Nicola Barker, senior buyer for U.K.-based men’s wear specialist BMB Clothing, said increased prices were putting pressure on the company. “You have to work a lot harder to stand still,” she said. “We’re doing really well, but it’s difficult to move forward. You have to absorb [the price increases], but men’s wear retail sales prices are sneaking up a little.”
Turkish weavers said they were benefiting from renewed demand for artisanal and natural fabrics. “Business is improving because it’s moving more toward old-fashioned, less technical textiles,” said Ceri Behar, managing partner of Turkish mill Etiteks, which counts brands including Bershka, Zara and Stradivarius among its main customers. “It’s either very clean and technical or [artisanal]. Wool is very much back, but with more relaxed, natural textures and touches of metallic.”
The firm’s response to ongoing market pressures and competition from other markets is upping its innovation quotient, he said. “The Turkish market is investing much more in design and innovation. We are spending more on professional designers who are the best in their field,” he said, adding that the company has seen sales increases in the region of 25 percent annually for the past three years.
“The market is good, but from a price perspective, it is tough because of the increase in cotton prices in December, although it has been getting better since,” said Saud Saeed, business developer for Pakistan’s Rajby Industries, exhibiting within the re-branded Texworld Denim section, where he said footfall had been slow.
Chinese silk manufacturer Shanghai Saité also said raw materials prices were putting pressure on the company’s business. “Silk prices are going up so it’s very tough,” said the company’s U.S. director So Young Kim. “We’re trying to develop blends to drive sales.” Popular blends at the moment include silk/cupro and silk/Lurex, she added, while the company’s velvets, made from a combination of viscose and cupro, are also selling well.
At Apparel Sourcing, Ethiopia was the country of honor, with 14 manufacturers exhibiting as the country pushes to develop its textile industry. “Ethiopia is a hot spot for sourcing at the moment,” said Messe Frankfurt France chief executive officer Michael Scherpe. The country is working to improve its infrastructure to attract more international investment, notably.
Among Ethiopian exhibitors, Village Industry, which makes cotton and leather shopping bags, was showcasing its own brand Afar, which used soil-dyed cotton and leather to create distinctive accessories, priced from $25 to $150. The company’s products are hand printed and made on traditional wooden looms, and it offers printing with dyes made from coffee or wine, for example.
Elsewhere at the sourcing event, Nanjing-based Modern Star Enterprises was representative of a new generation of design-led Chinese manufacturers. Specializing in silk, the firm offers artwork printed apparel, and includes department stores like Nordstrom and David Jones among its customers.

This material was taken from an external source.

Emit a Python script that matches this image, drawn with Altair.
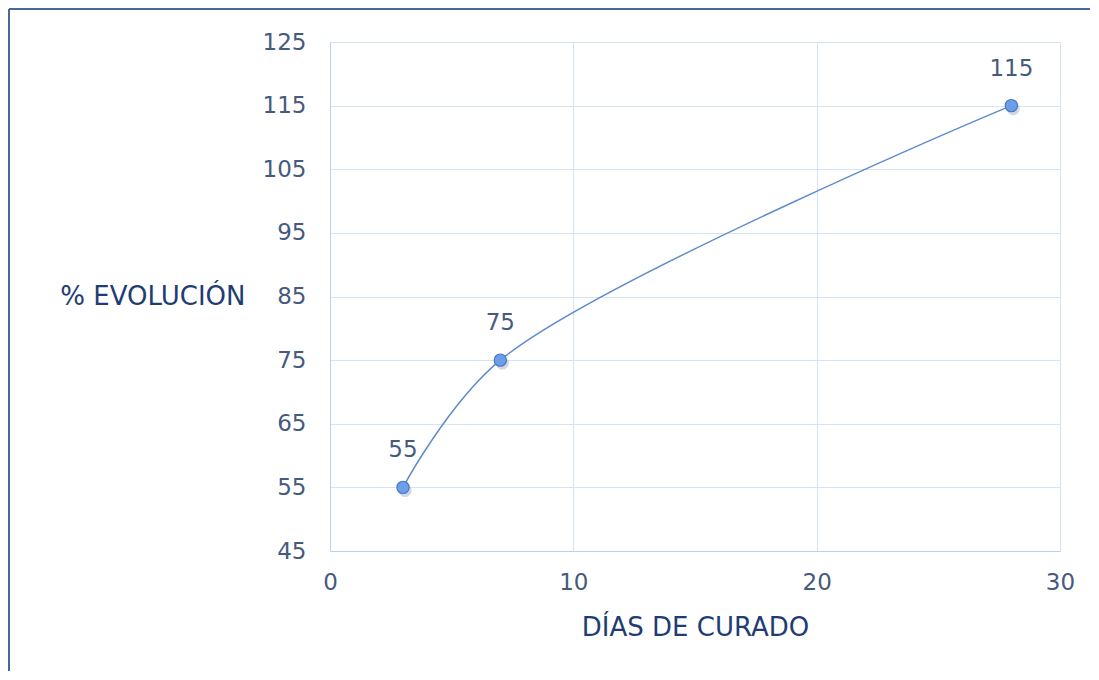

Show-in-show Avantex featured 20 exhibitors this session. Standouts included U.S. company Torq Labs, which makes connected leisurewear with Ecocert-certified fabric and sensors to create health and fitness data. After winning the 2017 Avantex prize and working at Paris-based start-up campus Station F since last July, the company is preparing to launch its first commercial products soon, said ceo and cofounder Julian Holtzman. French firm Induo, another highlight, offers patented cotton shirting fabric with stain and sweat resistant properties developed at European textile innovation center CETI, and saw significant interest at the show.